• _WHAT NEEDS TO BE DONE_: Each line from the beginning of the data below through the line containing "the slice edge" should be repeated exactly, please.
[Begin RAW DATA]
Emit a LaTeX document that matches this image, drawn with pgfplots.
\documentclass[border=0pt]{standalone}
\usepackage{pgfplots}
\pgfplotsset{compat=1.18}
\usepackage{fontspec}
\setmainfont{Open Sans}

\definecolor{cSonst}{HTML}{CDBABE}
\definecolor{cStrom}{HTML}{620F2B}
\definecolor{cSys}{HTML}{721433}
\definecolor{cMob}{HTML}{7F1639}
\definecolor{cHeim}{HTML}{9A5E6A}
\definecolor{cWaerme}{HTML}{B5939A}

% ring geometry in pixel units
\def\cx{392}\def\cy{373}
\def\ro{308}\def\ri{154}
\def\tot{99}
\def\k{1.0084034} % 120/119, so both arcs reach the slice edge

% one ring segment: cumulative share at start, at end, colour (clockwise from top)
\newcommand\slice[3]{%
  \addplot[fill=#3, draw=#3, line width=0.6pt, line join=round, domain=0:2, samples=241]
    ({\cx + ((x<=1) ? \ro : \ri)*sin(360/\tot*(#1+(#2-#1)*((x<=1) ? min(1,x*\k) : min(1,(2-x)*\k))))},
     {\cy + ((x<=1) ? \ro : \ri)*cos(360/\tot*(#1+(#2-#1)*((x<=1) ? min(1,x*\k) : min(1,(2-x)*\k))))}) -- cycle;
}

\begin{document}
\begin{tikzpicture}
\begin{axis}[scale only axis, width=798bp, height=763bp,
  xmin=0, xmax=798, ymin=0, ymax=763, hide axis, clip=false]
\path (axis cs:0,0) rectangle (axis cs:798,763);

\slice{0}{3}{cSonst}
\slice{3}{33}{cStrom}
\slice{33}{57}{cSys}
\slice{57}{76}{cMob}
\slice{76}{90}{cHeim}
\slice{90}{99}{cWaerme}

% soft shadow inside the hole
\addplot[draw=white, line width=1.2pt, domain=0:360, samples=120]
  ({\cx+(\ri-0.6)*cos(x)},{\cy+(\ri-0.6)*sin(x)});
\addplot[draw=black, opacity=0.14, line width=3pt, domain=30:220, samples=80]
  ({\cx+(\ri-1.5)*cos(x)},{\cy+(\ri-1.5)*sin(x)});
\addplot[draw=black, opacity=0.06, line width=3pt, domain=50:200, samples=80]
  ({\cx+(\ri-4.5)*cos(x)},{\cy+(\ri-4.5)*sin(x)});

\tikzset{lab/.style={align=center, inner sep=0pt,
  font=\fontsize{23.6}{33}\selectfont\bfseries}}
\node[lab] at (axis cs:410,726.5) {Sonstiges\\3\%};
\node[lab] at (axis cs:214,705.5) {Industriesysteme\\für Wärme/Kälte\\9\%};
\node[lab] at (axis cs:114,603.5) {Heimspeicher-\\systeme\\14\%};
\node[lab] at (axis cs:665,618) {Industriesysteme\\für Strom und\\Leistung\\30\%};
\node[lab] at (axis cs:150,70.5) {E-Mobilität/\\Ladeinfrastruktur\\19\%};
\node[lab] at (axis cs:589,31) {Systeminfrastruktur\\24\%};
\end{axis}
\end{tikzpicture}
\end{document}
[End RAW DATA]
• _RESPONSE_:
Emit a LaTeX document that matches this image, drawn with pgfplots.
\documentclass[border=0pt]{standalone}
\usepackage{pgfplots}
\pgfplotsset{compat=1.18}
\usepackage{fontspec}
\setmainfont{Open Sans}

\definecolor{cSonst}{HTML}{CDBABE}
\definecolor{cStrom}{HTML}{620F2B}
\definecolor{cSys}{HTML}{721433}
\definecolor{cMob}{HTML}{7F1639}
\definecolor{cHeim}{HTML}{9A5E6A}
\definecolor{cWaerme}{HTML}{B5939A}

% ring geometry in pixel units
\def\cx{392}\def\cy{373}
\def\ro{308}\def\ri{154}
\def\tot{99}
\def\k{1.0084034} % 120/119, so both arcs reach the slice edge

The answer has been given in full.